Nowadays, consumers are no longer paying for fabric — they're spending hundreds of dollars on virtual clothing that can never actually be worn. Some say that virtual fashion is a part of the NFT wave while others claim it’s just a harmless way to build your wardrobe. But what is this new trend and why is it gaining popularity?
Virtual Clothing On A Rise
Despite being an unusual approach to fashion, virtual clothing can be found in every Instagram and TikTok feed. Outsiders have claimed virtual fashion is part of the NFT trend — after all, users pay hundreds of dollars just to have a piece of clothing appear on social media. Yet, looking at the bigger picture reveals its real intentions and goals. Dhanush Shetty, a 22-year-old product manager based in San Francisco, explained how digital clothing can be easier, cheaper, and even more ethical than clothing made of real fabric: “Usually, when you buy clothes, you have to consider the fit, how it would look in pictures, and, sometimes, how ethical the purchase is. I don’t need to worry about being ‘too big’ for digital fashion or whether [it] was made in a sweatshop."
One of the biggest digital fashion companies is DressX. Launched in August 2020, it has already made waves in the industry thanks to its innovative ideas and multiple collaborations with digital designers. “Our goal is to give every person their digital closet,” said DressX co-founder Natalia Modenova. Modenova and DressX co-founder Daria Shapovalova previously worked in the fashion industry on physical pieces. Since then, they decided to solve the problems they faced in the industry with a more holistic approach.

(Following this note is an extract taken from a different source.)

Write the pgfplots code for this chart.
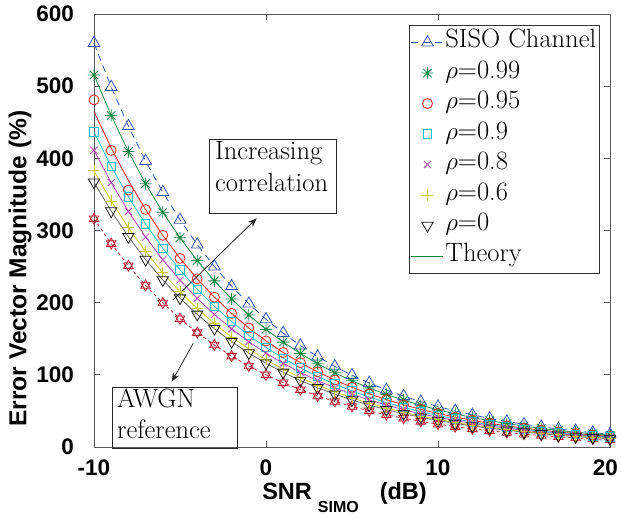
\documentclass[border=0pt]{standalone}
\usepackage{fontspec}
\usepackage{pgfplots}
\pgfplotsset{compat=1.18}
\usepackage{pgfplotstable}
\usetikzlibrary{arrows.meta}
\newfontfamily\lsans{Liberation Sans}

\definecolor{cSISO}{RGB}{55,85,175}
\definecolor{c99}{RGB}{30,135,70}
\definecolor{c95}{RGB}{240,30,30}
\definecolor{c90}{RGB}{20,190,200}
\definecolor{c80}{RGB}{175,70,180}
\definecolor{c60}{RGB}{200,200,40}
\definecolor{c0}{RGB}{25,25,25}
\definecolor{c0line}{RGB}{105,105,105}
\definecolor{cAWGN}{RGB}{180,30,50}
\definecolor{cTheory}{RGB}{0,125,45}

\pgfdeclareplotmark{hexagram}{%
  \pgfpathmoveto{\pgfqpointpolar{90}{\pgfplotmarksize}}%
  \pgfpathlineto{\pgfqpointpolar{210}{\pgfplotmarksize}}%
  \pgfpathlineto{\pgfqpointpolar{330}{\pgfplotmarksize}}%
  \pgfpathclose
  \pgfpathmoveto{\pgfqpointpolar{270}{\pgfplotmarksize}}%
  \pgfpathlineto{\pgfqpointpolar{30}{\pgfplotmarksize}}%
  \pgfpathlineto{\pgfqpointpolar{150}{\pgfplotmarksize}}%
  \pgfpathclose
  \pgfusepathqstroke}
\pgfdeclareplotmark{mstar}{%
  \pgfpathmoveto{\pgfqpoint{-\pgfplotmarksize}{0pt}}\pgfpathlineto{\pgfqpoint{\pgfplotmarksize}{0pt}}%
  \pgfpathmoveto{\pgfqpoint{0pt}{-\pgfplotmarksize}}\pgfpathlineto{\pgfqpoint{0pt}{\pgfplotmarksize}}%
  \pgfpathmoveto{\pgfqpoint{-.707\pgfplotmarksize}{-.707\pgfplotmarksize}}\pgfpathlineto{\pgfqpoint{.707\pgfplotmarksize}{.707\pgfplotmarksize}}%
  \pgfpathmoveto{\pgfqpoint{-.707\pgfplotmarksize}{.707\pgfplotmarksize}}\pgfpathlineto{\pgfqpoint{.707\pgfplotmarksize}{-.707\pgfplotmarksize}}%
  \pgfusepathqstroke}

\pgfplotstableread{
x siso r99 r95 r95s r90 r80 r60 r0 awgn
-10 559.7 515.5 465.0 481.0 436.4 411.1 382.6 366.8 316.2
-9 498.9 459.4 414.3 411.0 388.9 366.4 341.0 326.9 281.8
-8 444.6 409.4 369.2 356.0 346.6 326.5 303.9 291.4 251.2
-7 396.2 364.9 329.1 329.1 308.9 291.0 270.9 259.7 223.9
-6 353.2 325.2 293.3 293.3 275.3 259.4 241.4 231.5 199.5
-5 314.8 289.9 261.4 261.4 245.4 231.2 215.2 206.3 177.8
-4 280.5 258.3 233.0 233.0 218.7 206.0 191.8 183.8 158.5
-3 250.0 230.2 207.6 207.6 194.9 183.6 170.9 163.9 141.3
-2 222.8 205.2 185.1 185.1 173.7 163.7 152.3 146.0 125.9
-1 198.6 182.9 164.9 164.9 154.8 145.9 135.8 130.2 112.2
0 177.0 163.0 147.0 147.0 138.0 130.0 121.0 116.0 100.0
1 157.8 145.3 131.0 131.0 123.0 115.9 107.8 103.4 89.1
2 140.6 129.5 116.8 116.8 109.6 103.3 96.1 92.1 79.4
3 125.3 115.4 104.1 104.1 97.7 92.0 85.7 82.1 70.8
4 111.7 102.9 92.8 92.8 87.1 82.0 76.4 73.2 63.1
5 99.5 91.7 82.7 82.7 77.6 73.1 68.0 65.2 56.2
6 88.7 81.7 73.7 73.7 69.2 65.2 60.6 58.1 50.1
7 79.1 72.8 65.7 65.7 61.6 58.1 54.1 51.8 44.7
8 70.5 64.9 58.5 58.5 54.9 51.8 48.2 46.2 39.8
9 62.8 57.8 52.2 52.2 49.0 46.1 42.9 41.2 35.5
10 56.0 51.5 46.5 46.5 43.6 41.1 38.3 36.7 31.6
11 49.9 45.9 41.4 41.4 38.9 36.6 34.1 32.7 28.2
12 44.5 40.9 36.9 36.9 34.7 32.7 30.4 29.1 25.1
13 39.6 36.5 32.9 32.9 30.9 29.1 27.1 26.0 22.4
14 35.3 32.5 29.3 29.3 27.5 25.9 24.1 23.1 20.0
15 31.5 29.0 26.1 26.1 24.5 23.1 21.5 20.6 17.8
16 28.1 25.8 23.3 23.3 21.9 20.6 19.2 18.4 15.8
17 25.0 23.0 20.8 20.8 19.5 18.4 17.1 16.4 14.1
18 22.3 20.5 18.5 18.5 17.4 16.4 15.2 14.6 12.6
19 19.9 18.3 16.5 16.5 15.5 14.6 13.6 13.0 11.2
20 17.7 16.3 14.7 14.7 13.8 13.0 12.1 11.6 10.0
}\data

\begin{document}
\begin{tikzpicture}
\useasboundingbox (-94pt,-71pt) rectangle (527pt,447pt);
\begin{axis}[
  at={(0pt,0pt)}, anchor=south west,
  width=516pt, height=433pt, scale only axis,
  xmin=-10, xmax=20, ymin=0, ymax=600,
  clip=false,
  xtick={-10,0,10,20}, xticklabels={-10,0,10,{\hbox{20\kern9pt}}},
  ytick={0,100,200,300,400,500,600}, yticklabels={0,100,200,300,400,500,600},
  tick align=inside, major tick length=6pt,
  tick style={color=black!65, line width=0.7pt},
  axis line style={color=black!65, line width=0.9pt},
  ticklabel style={font=\lsans\bfseries\fontsize{22.5}{22.5}\selectfont, inner sep=0pt},
  yticklabel style={anchor=east, xshift=-20pt},
  xticklabel style={anchor=north, yshift=-12.5pt},
  xlabel={SNR\hspace{6pt}\raisebox{-13pt}{\fontsize{16}{16}\selectfont SIMO}\hspace{21pt}(dB)},
  xlabel style={font=\lsans\bfseries\fontsize{23.5}{23.5}\selectfont, at={(axis description cs:0.4855,-0.1224)}, anchor=base, inner sep=0pt},
  ylabel={Error Vector Magnitude (\%)},
  ylabel style={font=\lsans\bfseries\fontsize{24.5}{24.5}\selectfont, at={(axis description cs:-0.1434,0.412)}, anchor=center, inner sep=0pt},
  legend style={at={(rel axis cs:0.9806,0.9746)}, anchor=north east,
    font=\fontsize{26.5}{26.5}\selectfont, draw=black!80, line width=0.7pt,
    fill=white, inner sep=2pt, row sep=0pt,
    nodes={text height=19pt, text depth=8.5pt, inner sep=1.5pt}},
  legend cell align=left,
  legend image code/.code={\draw[mark repeat=2,mark phase=2] plot coordinates {(0pt,0pt) (16pt,0pt) (32pt,0pt)};},
  every axis plot/.append style={line width=0.8pt},
]
% theory curves
\addplot[c99, forget plot] table[x=x,y=r99]{\data};
\addplot[c95, forget plot] table[x=x,y=r95]{\data};
\addplot[c90, forget plot] table[x=x,y=r90]{\data};
\addplot[c80, forget plot] table[x=x,y=r80]{\data};
\addplot[c60, forget plot] table[x=x,y=r60]{\data};
\addplot[c0line, forget plot] table[x=x,y=r0]{\data};
% AWGN reference
\addplot[cAWGN, dashed, mark=hexagram, mark size=5.5pt, mark options={solid}, forget plot] table[x=x,y=awgn]{\data};
% SISO
\addplot[cSISO, dash pattern=on 7pt off 5pt, mark=triangle, mark size=6.8pt, mark options={solid}] table[x=x,y=siso]{\data};
\addlegendentry{SISO Channel}
\addplot[c99, only marks, mark=mstar, mark size=6pt] table[x=x,y=r99]{\data};
\addlegendentry{$\rho$=0.99}
\addplot[c95, only marks, mark=o, mark size=5pt] table[x=x,y=r95s]{\data};
\addlegendentry{$\rho$=0.95}
\addplot[c90, only marks, mark=square, mark size=4.2pt, line width=0.9pt] table[x=x,y=r90]{\data};
\addlegendentry{$\rho$=0.9}
\addplot[c80, only marks, mark=x, mark size=5pt] table[x=x,y=r80]{\data};
\addlegendentry{$\rho$=0.8}
\addplot[c60, only marks, mark=+, mark size=5.5pt] table[x=x,y=r60]{\data};
\addlegendentry{$\rho$=0.6}
\addplot[c0, only marks, mark=triangle, mark size=6.5pt, mark options={rotate=180}] table[x=x,y=r0]{\data};
\addlegendentry{$\rho$=0}
\addlegendimage{cTheory, line width=0.9pt}
\addlegendentry{Theory}
% annotations
\draw[black!85, line width=0.8pt] (axis cs:-3.31,426.8) rectangle (axis cs:4.07,324.2);
\node[anchor=north west, inner sep=0pt, align=left, font=\fontsize{26.5}{32.5}\selectfont] at (axis cs:-2.97,424.0) {Increasing\\correlation};
\draw[black!85, line width=0.8pt, -{Stealth[length=9pt,width=7pt]}] (axis cs:-5.41,203.7) -- (axis cs:-0.54,316.9);
\draw[black!85, line width=0.8pt] (axis cs:-8.95,83.1) rectangle (axis cs:-1.69,-1.5);
\node[anchor=north west, inner sep=0pt, align=left, font=\fontsize{26.5}{31}\selectfont] at (axis cs:-8.66,80.5) {AWGN\\reference};
\draw[black!85, line width=0.8pt, -{Stealth[length=9pt,width=7pt]}] (axis cs:-4.23,143.7) -- (axis cs:-5.48,90.5);
\end{axis}
\end{tikzpicture}
\end{document}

Shapovalova points out that digital fashion gives young designers a chance to launch their careers without spending thousands on materials and promotion.
Dabbling In Digital Fashion
Social media users already use video filters and digital jewelry and gamers use video game skins. So, why can’t someone apply the same concept to their outfits? Soon, everybody will purchase digital clothing, “which you can wear on social media, on still images, on video calls, online conferences, and soon, in gaming and other multiverses,” Shapovalova said.
There are so many features to digital fashion that wouldn’t be able to exist in real life. Virtual pieces don’t follow the laws of gravity or color theory. The pattern on a piece could be animated, for example, with words running through it, thus creating a whole phrase that catches attention.
But how does one purchase and wear a piece like that? First, be aware that prices for digital clothing pieces can vary: some collections can have 100 identical garments, each selling for as low as $20. If the top, dress, or pants are more unique, however, you should expect a higher price. Customers can take a look at the clothing online and then try them on with the help of augmented reality (AR). If they like the piece, they can purchase it and upload a picture of themselves to the website. There, it will be combined with the pieces by a professional editor, who blends the clothing perfectly onto the body. Ta-da! The picture is then ready to appear on social media! While the process usually takes up to five hours, digital fashion creators predict that the technology will evolve to become quicker. Soon, it will be instantaneous.